While I was contemplating the lace yarn, I became reaquainted with some KnitPicks Cotlin in Swan.  I have another baby I need to knit for, this one to be born in the summer in a hot climate.  How about a lightweight baby blanket for this little person?

And then, there was some worsted weight yarn that I’d bought to make a hat, that would be perfect for some two-color mittens with thumb gussets that I wanted to experiment with.  How about that?


Before I knew it, I’d put the blue and white yarn and some DPNs in a project bag to be turned into mittens.  I’d wound up the laceweight for a shawl and dug out some needles for that, settling them into their own project bag.
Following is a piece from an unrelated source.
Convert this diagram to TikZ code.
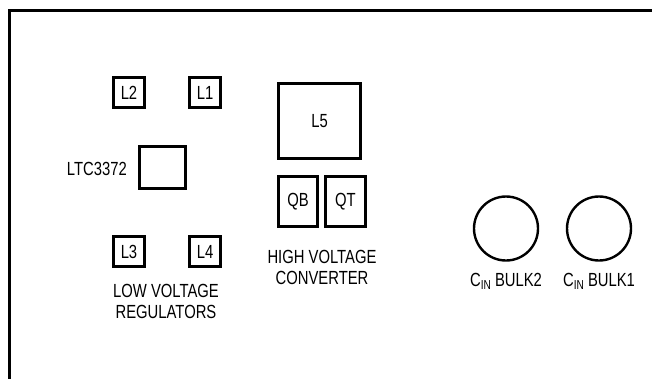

Then, I set about starting the baby blanket.  I reasoned that I could 1) get moving on this baby knitting 2) have a stupid-easy project going to work on at the orthodontist’s office and for other such opportunities, and 3) help clean out my stash, all at one whack.  I chose Pine Forest Baby Blanket and did some quick calculations.  I had just over 1100 yards.  Should be plenty to do a 32 X 40 blanket, I figured.  I determined the correct amount of repeats and got going.

In short order, I had the beginnings of a blanket.  I had just about finished the first skein when I stopped to consider how things were going.  One skein down, four inches knit.  Eight skeins to go.  That’s a 36-inch blanket.  Hmm.  32 X 36 is a bit squarish for me.  I prefer a ratio that’s closer to 0.8.  I debated.  Why not just make a squarish blanket?  No one but me would know that what I’d really intended was more rectangular.


After more thought, I decided to just frog the thing and start over.  I tried to frog it quickly, so I wouldn’t contemplate for too long the several hours of work I’d already invested in it.  Instead, I tried to think about how the blanket was now going to have the proportions that I like.  After that false start, I re-cast on the blanket.  It’s going to be narrower, as it will lacke two repeats I’d originally intended, but it will be nice and rectangular.

As for the mittens and the shawl, I’ll have to hold off on those for right now.  I managed to spend this entire long weekend doing things other than sewing hats.  For the next two weekends, I simply have to sew.  At least I know that these next projects will be queued up and ready to go when the hats are done.